I didn't realize how stressed out I was until I fell apart. Here's how it happened. We had planned a girls night out at the movies and I was really looking forward to it. I had just started my period and had been really busy lately looking for a house. I was getting very frustrated because it was a lot harder than I had thought to find a house we liked, that we could afford, in the school district we want. I was talking about it with Jeff right before I left to meet the girls and we were thinking that our best bet might be this one house on Chancellor Dr. We looked it up on realtor.com for another look and found that it was gone! That was the only house we had liked in the entire school district!
With that thought I left a bit late and a little distracted. When I arrived at the theatre I soon realized I must be at the wrong place. My new phone didn't have any of my phone numbers in it so I called Jeff for help. I found out I was at the wrong place! As I drove to the correct location I grew more and more frustrated and upset. I was going to miss the meeting at Dairy Queen, which I had been looking forward to, and only arrive in time to watch the movie I wasn't looking forward to seeing. And I couldn't believe that house was gone!! After over a hundred days on the market it disappears before we could get our hands on it! I felt myself getting emotional and thought about just throwing in the towell and going home, but I had already said I was on my way. I thought if I could just get myself together I would have a good time.

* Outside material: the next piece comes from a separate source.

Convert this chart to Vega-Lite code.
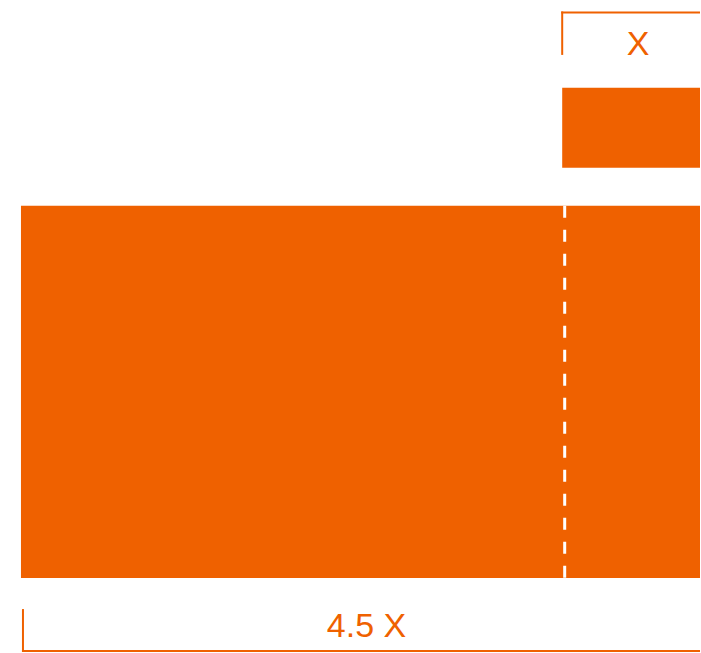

Well, as soon as I had found everyone and said hello, for some reason I just burst into tears! I guess it just had to do with already being menstral and upset, and then suddenly being surrounded by girlfriends, that just hit a trigger behind my eyes. I tried to explain that I must just be stressed out from losing the house I wanted, but I just felt so dumb! I absolutely hate crying in public! Everyone was nice and said they understood but I still just felt like an a--. So I tried to get control of myself and enjoy the rest of the evening.
The movie was actually really good but it started the flood of tears again because it was about best girlfriends and made me miss mine. Then after the movie as I was leaving I made a really stupid remark to someone's mom. I just meant to say something nice, so I said "It was so nice to meet you. " Then I remembered I hadn't really met her at all, in fact I hadn't even made eye contact with her, so the next thing that came out of my mouth was "well not really...". From that point there was really nothing to say that would salvage it so I just walked away, again feeling like the idiot of the night. One of my friends teased me about what I had said, and ridiculously, I burst into tears again!!! What a night! I felt so completely insane!
Of course I cried the whole way home, cried while I told my mom what a lunatic I was, and then cried some more as I explained to Jeff why I came home from a girl's night out in tears. I felt better, as I always do, when Jeff gave me a hug, told me I wasn't crazy, and that he loved me. Ahh, what a difference a loving husband makes. :)
And by the way, today I looked at more houses and found some great possibilities, plus we may be able to make an offer on the one we thought we had lost.